Jejugin Consensus
Ethereum

The Silent Fork: How China's AI Agenda Is Rewriting the Macro Substrate for Crypto

WooWolf

The Shanghai AI Conference, July 2024. President Xi Jinping stands before a hall of 10,000 delegates, his speech meticulously crafted around the pillars of artificial intelligence as the new engine of national rejuvenation. The word 'crypto' never leaves his lips. The agenda—released weeks prior—lists 47 sessions covering large language models, autonomous systems, and smart manufacturing. Not a single mention of blockchain, digital yuan, or distributed ledger technology. It is not an oversight.
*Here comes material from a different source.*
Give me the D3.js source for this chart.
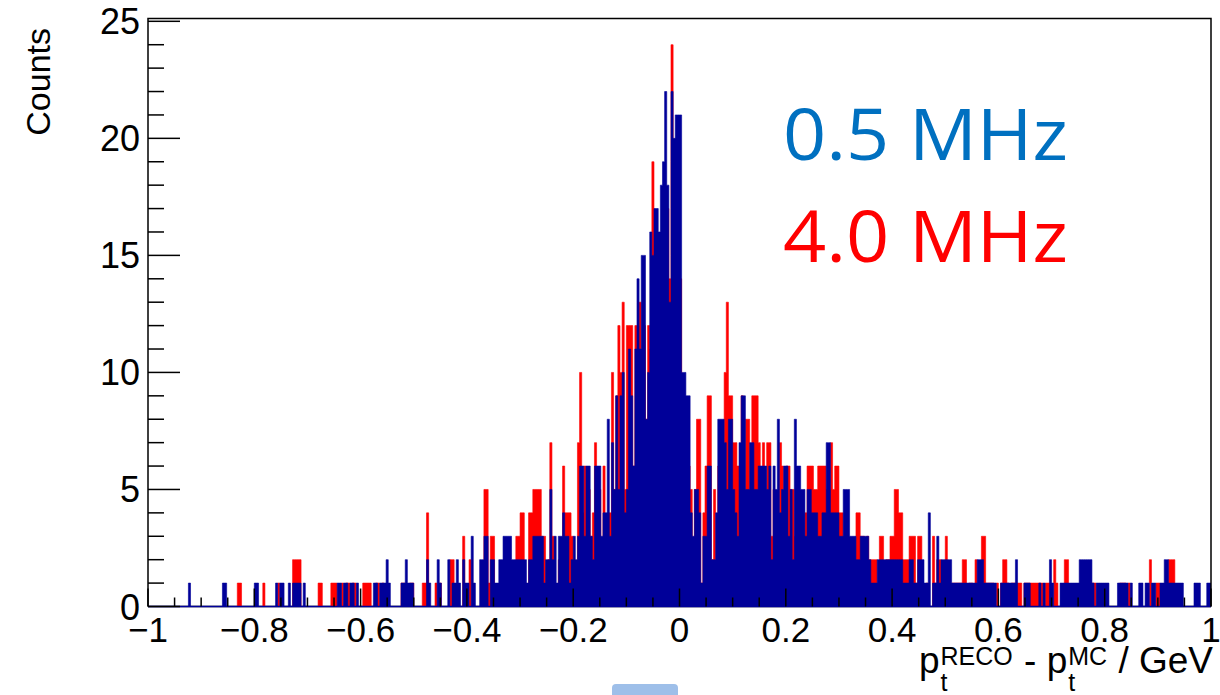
<!DOCTYPE html>
<html><head><meta charset="utf-8">
<script src="https://cdn.jsdelivr.net/npm/d3@7"></script>
<style>html,body{margin:0;padding:0;background:#fff;} svg{display:block;}</style>
</head><body>
<svg id="c" width="1220" height="695"></svg>
<script>
// ---- data (500 bins from -1 to 1) ----
const binLow = -1, binHigh = 1;
const blueCounts = [
0,0,0,0,0,0,0,0,0,0, 0,0,0,0,0,0,0,0,0,1, 0,0,0,0,0,0,0,0,0,0, 0,0,0,0,0,1,1,0,0,0, 0,0,0,0,0,0,0,0,0,0,
1,1,0,0,0,0,0,0,0,0, 1,0,1,1,0,0,1,0,1,1, 1,1,0,1,0,0,0,0,0,0, 0,0,0,0,0,0,0,0,0,1, 1,0,1,1,0,1,1,0,1,0,
0,0,0,0,0,0,1,1,0,1, 1,1,2,1,0,0,0,0,0,1, 1,2,1,1,1,0,0,0,0,0, 0,2,1,0,0,0,2,1,0,0, 0,2,0,1,1,2,1,0,2,1,
1,0,3,1,0,0,2,2,3,3, 0,2,2,1,1,2,2,3,3,3, 3,2,2,2,2,2,2,2,1,2, 2,3,3,3,3,3,1,2,2,5, 2,3,1,3,3,4,3,3,1,2,
3,2,3,6,6,3,6,6,3,2, 6,6,6,3,4,4,8,3,7,5, 9,5,9,10,4,5,11,9,6,11, 14,11,15,15,8,10,16,15,17,17, 16,18,19,22,18,13,22,20,21,21,
21,10,10,9,9,4,3,5,5,4, 1,3,3,6,6,2,2,4,8,8, 8,7,5,8,8,5,4,3,7,9, 9,5,5,7,7,5,5,6,6,6, 6,5,6,2,6,5,8,4,5,6,
6,3,5,2,8,6,6,5,5,3, 5,5,4,4,4,3,3,4,4,7, 7,4,4,4,4,3,3,5,5,5, 3,3,3,2,2,3,3,3,3,2, 1,1,1,2,2,2,2,2,2,2,
2,2,2,2,2,1,1,1,2,2, 1,1,2,2,2,1,1,4,0,1, 1,3,1,2,2,2,2,2,1,1, 1,1,1,1,1,1,1,1,1,1, 2,2,2,1,1,1,1,1,1,0,
0,1,1,1,1,1,1,1,2,0, 0,0,1,1,1,0,0,0,0,1, 0,1,0,0,2,1,0,0,0,1, 1,1,1,1,1,1,1,1,2,2, 2,2,2,2,1,0,1,1,1,1,
1,1,0,0,0,0,1,1,1,1, 1,0,1,0,0,0,1,1,0,1, 1,0,1,1,0,0,1,1,2,2, 1,1,1,1,1,1,1,0,0,0, 0,0,1,1,1,0,0,0,1,1
];
const redCounts = [
0,0,0,0,0,0,0,0,0,0, 0,0,0,0,0,0,0,0,0,0, 0,0,0,0,0,0,0,0,0,0, 0,0,0,0,0,0,0,0,0,0, 0,0,1,1,0,0,0,0,0,0,
0,0,0,0,1,0,0,0,0,0, 0,1,0,0,0,0,0,0,2,2, 2,2,0,0,0,0,0,0,0,0, 1,1,0,0,0,0,1,1,1,0, 0,1,0,1,1,0,1,1,0,0,
0,1,1,1,1,0,0,1,1,0, 1,0,0,0,0,0,0,0,0,1, 1,0,0,1,1,0,0,0,0,1, 1,4,0,0,0,1,0,1,0,0, 0,0,2,2,0,0,0,0,3,0,
0,2,0,0,0,0,0,0,5,5, 1,3,3,0,0,0,0,0,0,0, 0,0,0,3,3,4,4,1,0,4, 4,5,5,5,5,3,3,0,2,7, 3,0,0,2,0,6,4,4,4,3,
2,1,7,10,4,6,2,5,3,4, 7,3,5,2,6,2,4,4,10,5, 9,12,10,13,5,12,12,12,6,12, 12,13,10,12,8,12,11,19,14,12, 13,12,15,14,17,14,24,14,15,12,
14,9,7,8,6,5,2,5,8,8, 1,4,6,9,9,2,5,2,6,7, 6,10,13,9,9,7,7,6,5,9, 5,8,8,4,9,9,9,7,5,7, 5,7,7,3,5,4,2,7,6,4,
6,6,5,5,3,5,4,4,3,4, 6,6,6,5,5,6,6,6,6,5, 5,7,5,6,6,4,4,3,2,2, 2,1,2,4,4,3,3,2,3,2, 2,2,2,1,3,3,1,2,2,3,
3,5,5,4,4,2,2,2,3,3, 3,1,3,3,0,0,1,0,0,3, 1,2,2,1,1,3,1,0,1,1, 1,1,1,2,2,0,1,1,0,2, 1,1,3,3,1,1,1,1,0,1,
0,1,2,2,1,0,1,1,1,1, 1,0,1,1,1,1,1,1,1,1, 1,0,1,1,1,0,2,1,0,0, 0,2,2,0,0,0,0,0,0,0, 0,0,0,0,1,1,0,0,0,0,
0,0,0,0,0,0,0,1,1,1, 0,1,0,0,0,0,0,0,0,0, 0,2,0,0,1,1,0,0,0,1, 2,2,2,0,0,0,0,0,0,0, 0,0,0,0,0,0,0,0,0,0
];
const xMajorTicks = [-1,-0.8,-0.6,-0.4,-0.2,0,0.2,0.4,0.6,0.8,1];
const xTickLabels = ["\u22121","\u22120.8","\u22120.6","\u22120.4","\u22120.2","0","0.2","0.4","0.6","0.8","1"];
const yMajorTicks = [0,5,10,15,20,25];
const yTickLabels = ["0","5","10","15","20","25"];
const seriesLabels = ["0.5 MHz","4.0 MHz"];
const yTitle = "Counts";

// ---- drawing ----
const svg = d3.select("#c");
const W = 1220, H = 695;
svg.append("rect").attr("width",W).attr("height",H).attr("fill","#fff");
const x = d3.scaleLinear().domain([binLow, binHigh]).range([148, 1211]);
const y = d3.scaleLinear().domain([0, 25.12]).range([606.5, 18.5]);
const FONT = "'Liberation Sans', Arial, Helvetica, sans-serif";
const BLUE = "#000099", RED = "#ff0000";

function histPts(counts){
  const n = counts.length, w = (binHigh-binLow)/n;
  const pts = counts.map((v,i)=>({e: binLow + i*w, v}));
  pts.push({e: binHigh, v: counts[n-1]});
  return pts;
}
const area = d3.area().curve(d3.curveStepAfter)
  .x(d=>x(d.e)).y0(y(0)).y1(d=>y(d.v));
const stepLine = d3.line().curve(d3.curveStepAfter).x(d=>x(d.e)).y(d=>y(d.v));

// axis line under histograms
svg.append("line").attr("x1",x(-1)).attr("x2",x(1)).attr("y1",y(0)).attr("y2",y(0))
  .attr("stroke","#000").attr("stroke-width",1.5);

svg.append("path").datum(histPts(redCounts)).attr("d",area).attr("fill",RED);
svg.append("path").datum(histPts(redCounts)).attr("d",stepLine)
  .attr("fill","none").attr("stroke",RED).attr("stroke-width",0.6);
svg.append("path").datum(histPts(blueCounts)).attr("d",area).attr("fill",BLUE);
svg.append("path").datum(histPts(blueCounts)).attr("d",stepLine)
  .attr("fill","none").attr("stroke",BLUE).attr("stroke-width",0.6);
// blue baseline (histogram line at zero)
svg.append("line").attr("x1",x(-1)).attr("x2",x(1)).attr("y1",y(0)).attr("y2",y(0))
  .attr("stroke",BLUE).attr("stroke-width",1.6);

// frame
svg.append("path")
  .attr("d",`M${x(-1)},${y(0)}V${y.range()[1]}H${x(1)}V${y(0)}`)
  .attr("fill","none").attr("stroke","#000").attr("stroke-width",1.5);

// x ticks
const xMinor = d3.range(-1, 1.0001, 0.05).filter(v=>Math.abs(Math.round(v*5)-v*5)>1e-6);
const gx = svg.append("g").attr("stroke","#000").attr("stroke-width",1.5);
xMajorTicks.forEach(v=>gx.append("line").attr("x1",x(v)).attr("x2",x(v)).attr("y1",y(0)).attr("y2",y(0)-18));
xMinor.forEach(v=>gx.append("line").attr("x1",x(v)).attr("x2",x(v)).attr("y1",y(0)).attr("y2",y(0)-9));
svg.append("g").selectAll("text").data(xMajorTicks).join("text")
  .attr("x",d=>x(d)).attr("y",642).attr("text-anchor","middle")
  .attr("font-family",FONT).attr("font-size",35).attr("fill","#000")
  .text((d,i)=>xTickLabels[i]);

// y ticks
const yMinor = d3.range(0, 26, 1).filter(v=>v%5!==0);
const gy = svg.append("g").attr("stroke","#000").attr("stroke-width",1.5);
yMajorTicks.forEach(v=>gy.append("line").attr("x1",x(-1)).attr("x2",x(-1)+32).attr("y1",y(v)).attr("y2",y(v)));
yMinor.forEach(v=>gy.append("line").attr("x1",x(-1)).attr("x2",x(-1)+16).attr("y1",y(v)).attr("y2",y(v)));
svg.append("g").selectAll("text").data(yMajorTicks).join("text")
  .attr("x",140).attr("y",d=>y(d)+13).attr("text-anchor","end")
  .attr("font-family",FONT).attr("font-size",36).attr("fill","#000")
  .text((d,i)=>yTickLabels[i]);

// y title
svg.append("text").attr("transform","translate(50,28) rotate(-90)")
  .attr("text-anchor","end").attr("font-family",FONT).attr("font-size",34)
  .attr("fill","#000").text(yTitle);

// x title: p_t^RECO - p_t^MC / GeV (right aligned)
(function(){
  const g = svg.append("g").attr("font-family",FONT).attr("fill","#000");
  const MAIN=37, SMALL=25, base=673, supBase=665, subBase=691;
  const segs = [
    {type:"main", t:"p"},
    {type:"stack", sub:"t", sup:"RECO"},
    {type:"main", t:" - p"},
    {type:"stack", sub:"t", sup:"MC"},
    {type:"main", t:" / GeV"}
  ];
  function meas(t,size){
    const e = g.append("text").attr("font-size",size).style("white-space","pre").text(t);
    const w = e.node().getComputedTextLength(); e.remove(); return w;
  }
  segs.forEach(s=>{ s.w = s.type==="main" ? meas(s.t,MAIN) : Math.max(meas(s.sub,SMALL), meas(s.sup,SMALL))+2; });
  const total = d3.sum(segs, s=>s.w);
  let cx = 1213 - total;
  segs.forEach(s=>{
    if (s.type==="main") {
      g.append("text").attr("x",cx).attr("y",base).attr("font-size",MAIN).style("white-space","pre").text(s.t);
    } else {
      g.append("text").attr("x",cx+1).attr("y",supBase).attr("font-size",SMALL).text(s.sup);
      g.append("text").attr("x",cx+1).attr("y",subBase).attr("font-size",SMALL).text(s.sub);
    }
    cx += s.w;
  });
})();

// rate labels
const labelColors = ["#0070c0", "#ff0000"];
const labelBase = [160, 262];
seriesLabels.forEach((t,i)=>{
  svg.append("text").attr("x",783).attr("y",labelBase[i])
    .attr("font-family","'Open Sans', 'Noto Sans', sans-serif").attr("font-size",72)
    .attr("textLength",285).attr("lengthAdjust","spacingAndGlyphs")
    .attr("fill",labelColors[i]).text(t);
});

// slide remnant at bottom
svg.append("rect").attr("x",612).attr("y",684).attr("width",66).attr("height",16).attr("rx",4)
  .attr("fill","#9ebfe9");
</script>
</body></html>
It is a deliberate, state-level algorithmic decision about resource allocation.

I have spent nine years watching these patterns, first from Seoul, then from the trenches of DeFi summer, and most recently as an analyst mapping macro liquidity flows across traditional and crypto markets. When a nation the size of China decides to allocate capital and talent to one technology over another, the ripple effects are not psychological—they are structural. The liquidity pool of the Chinese economy has been redirected, and crypto is the pool that just got drained.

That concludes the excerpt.